▸ DATA PROVIDED:
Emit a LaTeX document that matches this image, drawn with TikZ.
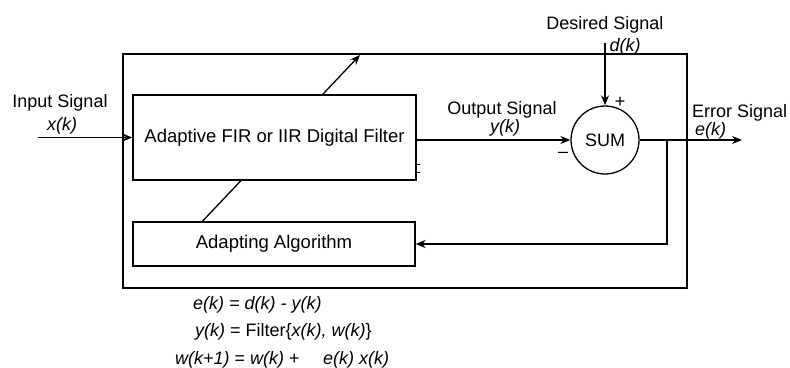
\documentclass[tikz,border=0pt]{standalone}
\usepackage{fontspec}
\setmainfont{Liberation Sans}
\usetikzlibrary{arrows.meta}
\begin{document}
\begin{tikzpicture}[x=1pt,y=-1pt,
  lbl/.style={font=\fontsize{18}{20}\selectfont, inner sep=0pt},
  eq/.style={font=\fontsize{18}{20}\selectfont, inner sep=0pt, anchor=west},
  blk/.style={draw, line width=1.3pt, fill=white, inner sep=0pt, font=\fontsize{18.5}{20}\selectfont},
  wire/.style={line width=1.3pt},
  arr/.style={wire, -{Stealth[length=10pt,width=8pt]}}]
\useasboundingbox (0,0) rectangle (790,367);
% outer frame
\node[draw, line width=1.2pt, minimum width=564pt, minimum height=234pt] (outer) at (405,171) {};
% diagonal adaptation arrow (drawn before the filter box so that the box hides it)
\coordinate (dtip) at (360,55);
\node[blk, minimum width=282pt, minimum height=44pt] (adapt) at (274,244) {Adapting Algorithm};
\draw[arr] ([xshift=70pt]adapt.north west) -- (dtip);
\node[blk, minimum width=283pt, minimum height=85pt] (filter) at (274.5,137.5) {Adaptive FIR or IIR Digital Filter};
% small tick on the filter box
\draw[line width=1pt] ([yshift=16pt]filter.south east) -- ++(3,0)
      ([yshift=8pt]filter.south east) -- ++(3,0);
% sum junction
\node[draw, circle, line width=1.3pt, minimum size=68pt, inner sep=0pt, lbl] (sum) at (605,140) {SUM};
% input
\coordinate (xin) at (38,137.5);
\draw[arr] (xin) -- (filter.west);
\node[lbl] (inlbl) at (60,103) {Input Signal};
\node[lbl] (xk) at (62,126) {\itshape x(k)};
% output
\draw[arr] (filter.east |- sum.west) -- (sum.west);
\node[lbl] (outlbl) at (502,110) {Output Signal};
\node[lbl] (yk) at (505,128) {\itshape y(k)};
\node[lbl] (minus) at (563,155) {\textendash};
% desired
\coordinate (dtop) at (605,43);
\draw[arr] (dtop) -- (sum.north);
\node[lbl] (deslbl) at (605,25) {Desired Signal};
\node[lbl] (dk) at (625,47) {\itshape d(k)};
\node[lbl] (plus) at (620,102) {+};
% error
\coordinate (eout) at (742,140);
\draw[arr] (sum.east) -- (eout);
\node[lbl, anchor=west] (errlbl) at (692,113) {Error Signal};
\node[lbl, anchor=west] (ek) at (695,131) {\itshape e(k)};
% feedback
\coordinate (br) at (667,140);
\draw[arr] (br) |- (adapt.east);
% equations
\node[eq] (eq1) at (193,305) {\itshape e(k) = d(k) - y(k)};
\node[eq] (eq2) at (195,332) {\itshape y(k) \upshape= Filter\{\itshape x(k), w(k)\upshape\}};
\node[eq] (eq3) at (175,360) {\itshape w(k+1) \upshape= \itshape w(k) \upshape+\hspace{1.3em}\itshape e(k) x(k)};
\end{tikzpicture}
\end{document}
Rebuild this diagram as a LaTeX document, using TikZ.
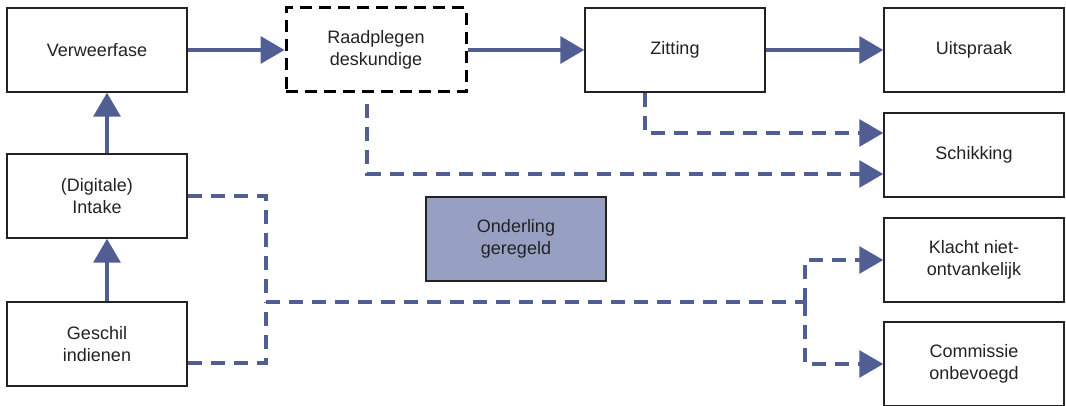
\documentclass[tikz,border=0pt]{standalone}
\usepackage{fontspec}
\setmainfont{Liberation Sans}
\usetikzlibrary{arrows.meta}
\definecolor{flowblue}{RGB}{80,94,148}
\definecolor{boxline}{RGB}{34,34,34}
\definecolor{settled}{RGB}{151,160,194}
\begin{document}
\begin{tikzpicture}[x=1pt, y=-1pt,
    box/.style={draw=boxline, line width=1.5pt, minimum width=180pt, minimum height=84pt,
        inner sep=0pt, align=center, text=boxline, font=\fontsize{18}{21.5}\selectfont},
    flow/.style={draw=flowblue, line width=3.5pt, -{Triangle[length=24pt, width=27pt]}},
    alt/.style={flow, line width=3.2pt, dash pattern=on 14pt off 9pt}]
    \useasboundingbox (0,0) rectangle (1066,406);
    \node[box] (ver) at (97, 50) {Verweerfase};
    \node[box, draw=black, line width=3pt, dash pattern=on 12pt off 7pt] (rad) at (376, 50) {Raadplegen\\deskundige};
    \node[box] (zit) at (675, 50) {Zitting};
    \node[box] (uit) at (974, 50) {Uitspraak};
    \node[box] (sch) at (974, 155) {Schikking};
    \node[box] (int) at (97, 196) {(Digitale)\\Intake};
    \node[box, fill=settled] (ond) at (516, 239) {Onderling\\geregeld};
    \node[box] (kla) at (974, 260) {Klacht niet-\\ontvankelijk};
    \node[box] (ges) at (97, 344) {Geschil\\indienen};
    \node[box] (com) at (974, 364) {Commissie\\onbevoegd};
    \coordinate (split) at (266, 302);
    \coordinate (fork) at (805, 302);
    % main route
    \draw[flow] ([xshift=10pt]ges.north) -- ([xshift=10pt]int.south);
    \draw[flow] ([xshift=10pt]int.north) -- ([xshift=10pt]ver.south);
    \draw[flow] (ver.east) -- (rad.west);
    \draw[flow] (rad.east) -- (zit.west);
    \draw[flow] (zit.east) -- (uit.west);
    % settlement
    \draw[alt] ([xshift=-30pt]zit.south) |- ([yshift=22pt]sch.west);
    \draw[alt] ([xshift=-9pt, yshift=-11pt]rad.south) |- ([yshift=-19pt]sch.west);
    % rejected cases
    \draw[alt, -] (int.east) -| (split);
    \draw[alt, -] ([yshift=-19pt]ges.east) -| (split);
    \draw[alt, -] (split) -- (fork);
    \draw[alt] (fork) |- (kla.west);
    \draw[alt] (fork) |- (com.west);
\end{tikzpicture}
\end{document}
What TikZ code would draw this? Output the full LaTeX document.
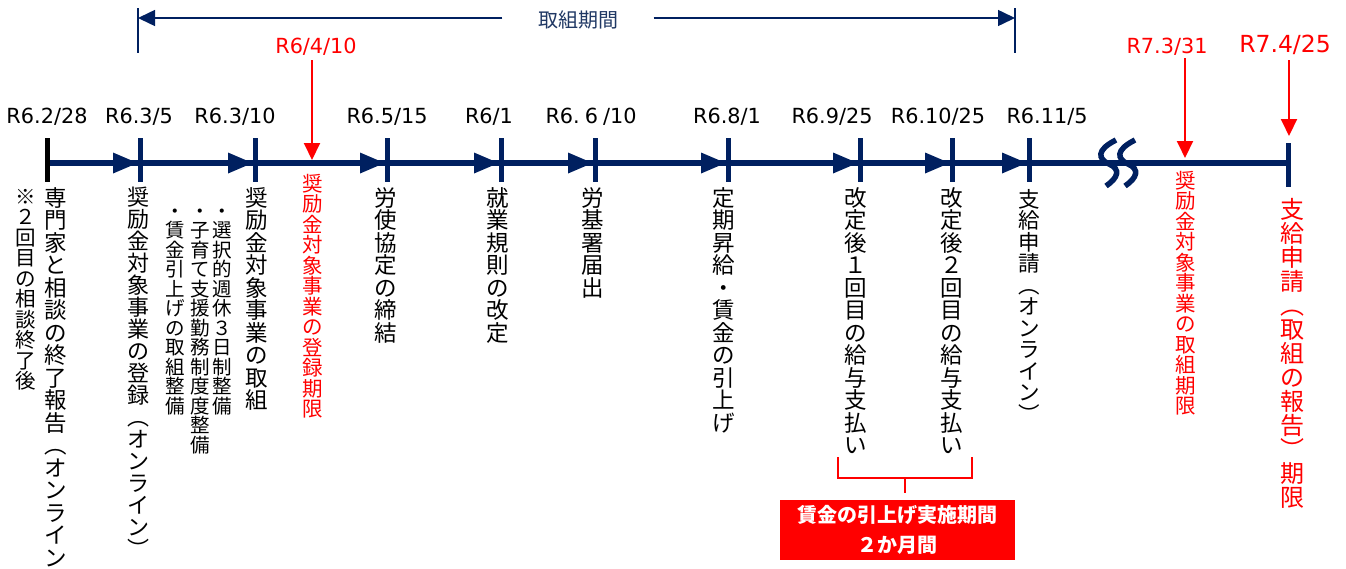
\documentclass[tikz,border=0pt]{standalone}
\usepackage{fontspec}
\usetikzlibrary{arrows.meta,calc}
\setmainfont{DejaVu Sans}
\newfontfamily\jp{Noto Sans CJK JP}
\definecolor{navy}{HTML}{002060}
\definecolor{navytext}{HTML}{203864}
\definecolor{myred}{HTML}{FF0000}
\def\vcaux#1{\ifx\relax#1\else\hbox to 1em{\vrule height .88em depth .12em width 0pt\hss#1\hss}\expandafter\vcaux\fi}
\newcommand\vtxt[1]{\vbox{\offinterlineskip\vcaux#1\relax}}
\tikzset{
  date/.style={inner sep=0pt, font=\fontsize{20.8}{20.8}\selectfont},
  reddate/.style={date, text=myred},
  vt/.style={anchor=north, inner sep=0pt},
  vmain/.style={vt, font=\jp\fontsize{22.5}{22.5}\selectfont},
  vsmall/.style={vt, font=\jp\fontsize{19.5}{19.5}\selectfont},
  vred/.style={vt, text=myred, font=\jp\fontsize{20.5}{20.5}\selectfont},
  tick/.style={navy, line width=5pt},
  redarrow/.style={myred, line width=2pt, -{Triangle[width=16pt,length=17pt]}},
  spanarrow/.style={navy, line width=1.5pt, -{Triangle[width=16pt,length=17pt]}},
  wave/.style={navy, line width=5.5pt},
}
\begin{document}
\begin{tikzpicture}[x=1pt,y=-1pt]
\useasboundingbox (0,0) rectangle (1346,568);
% main timeline
\coordinate (t0) at (47,163);
\coordinate (tend) at (1288,163);
\draw[navy, line width=6pt] (t0) -- (tend);
\draw[black, line width=5pt] (47,138) -- (47,182);
\foreach \x in {140,255,387,501,595,728,860,952,1029}{
  \draw[tick] (\x,138) -- (\x,182);
  \fill[navy] (\x-2.5,163) -- (\x-27,152.5) -- (\x-27,173.5) -- cycle;
}
\draw[tick] (1288,143) -- (1288,187);
% break mark
\foreach \d in {0,19}{
  \draw[wave] (1116+\d,140) .. controls (1096+\d,150) and (1098+\d,159) .. (1109+\d,164)
     .. controls (1121+\d,169) and (1118+\d,178) .. (1106+\d,186);
}
% dates
\node[date] (d1) at (47,117) {R6.2/28};
\node[date] (d2) at (139,117) {R6.3/5};
\node[date] (d3) at (235,117) {R6.3/10};
\node[date] (d4) at (387,117) {R6.5/15};
\node[date] (d5) at (489,117) {R6/1};
\node[date] (d6) at (591,117) {R6.\hspace{5pt}6\hspace{5pt}/10};
\node[date] (d7) at (727,117) {R6.8/1};
\node[date] (d8) at (832,117) {R6.9/25};
\node[date] (d9) at (938,117) {R6.10/25};
\node[date] (d10) at (1047,117) {R6.11/5};
% red deadlines
\node[reddate] (r1) at (316,47) {R6/4/10};
\coordinate (a1) at (312,160);
\draw[redarrow] (a1 |- 0,60) -- (a1);
\node[reddate] (r2) at (1167,47) {R7.3/31};
\coordinate (a2) at (1185,158);
\draw[redarrow] (a2 |- 0,58) -- (a2);
\node[reddate, font=\fontsize{23.5}{23.5}\selectfont] (r3) at (1285,45) {R7.4/25};
\coordinate (a3) at (1289,136);
\draw[redarrow] (a3 |- 0,60) -- (a3);
% span arrow
\coordinate (pl) at (138,18);
\coordinate (pr) at (1015,18);
\draw[navy, line width=1.5pt] (138,8) -- (138,53);
\draw[navy, line width=1.5pt] (1015,8) -- (1015,53);
\node[inner sep=0pt, minimum width=151pt, minimum height=20pt, text=navytext, font=\jp\fontsize{20}{20}\selectfont] (span) at (578,20) {取組期間};
\draw[spanarrow] (pl -| span.west) -- (pl);
\draw[spanarrow] (pl -| span.east) -- (pr);
% vertical labels
\node[vt, font=\jp\fontsize{20.5}{20.5}\selectfont] (n0b) at (26,186) {\vtxt{※２回目の相談終了後}};
\node[vmain] (n0) at (56,186) {\vtxt{専門家と相談の終了報告︵オンライン︶}};
\node[vt, font=\jp\fontsize{22}{22}\selectfont] (n1) at (138,186) {\vtxt{奨励金対象事業の登録︵オンライン︶}};
\node[vsmall] (n2c) at (175,201) {\vtxt{・賃金引上げの取組整備}};
\node[vsmall] (n2b) at (200,201) {\vtxt{・子育て支援勤務制度度整備}};
\node[vsmall] (n2a) at (222,201) {\vtxt{・選択的週休３日制整備}};
\node[vmain] (n2) at (257,186) {\vtxt{奨励金対象事業の取組}};
\node[vred] (n3) at (313,173) {\vtxt{奨励金対象事業の登録期限}};
\node[vmain] (n4) at (386,186) {\vtxt{労使協定の締結}};
\node[vmain] (n5) at (498,186) {\vtxt{就業規則の改定}};
\node[vmain] (n6) at (593,186) {\vtxt{労基署届出}};
\node[vmain] (n7) at (724,186) {\vtxt{定期昇給・賃金の引上げ}};
\node[vmain] (n8) at (856,186) {\vtxt{改定後１回目の給与支払い}};
\node[vmain] (n9) at (952,186) {\vtxt{改定後２回目の給与支払い}};
\node[vt, font=\jp\fontsize{21.5}{21.5}\selectfont] (n10) at (1029,188) {\vtxt{支給申請︵オンライン︶}};
\node[vred] (n11) at (1186,170) {\vtxt{奨励金対象事業の取組期限}};
\node[vt, text=myred, font=\jp\fontsize{24}{24}\selectfont] (n12) at (1292,197) {\vtxt{支給申請︵取組の報告︶期限}};
% bracket and box
\node[fill=myred, text=white, minimum width=235pt, minimum height=60pt, inner sep=0pt, align=center,
      font=\jp\bfseries\fontsize{20}{30}\selectfont] (bx) at (897.5,530) {賃金の引上げ実施期間\\２か月間};
\coordinate (bs) at ($(bx.north)+(7.5,-7)$);
\draw[myred, line width=2pt] (838,457) -- (838,478) -- (972,478) -- (972,457);
\draw[myred, line width=2pt] (bs |- 0,478) -- (bs);
\end{tikzpicture}
\end{document}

▸ WHAT IS BEING ASKED:
Tally the lines in this data that hold the word "LaTeX" and state only the count.

▸ EXERCISE OUTPUT:
3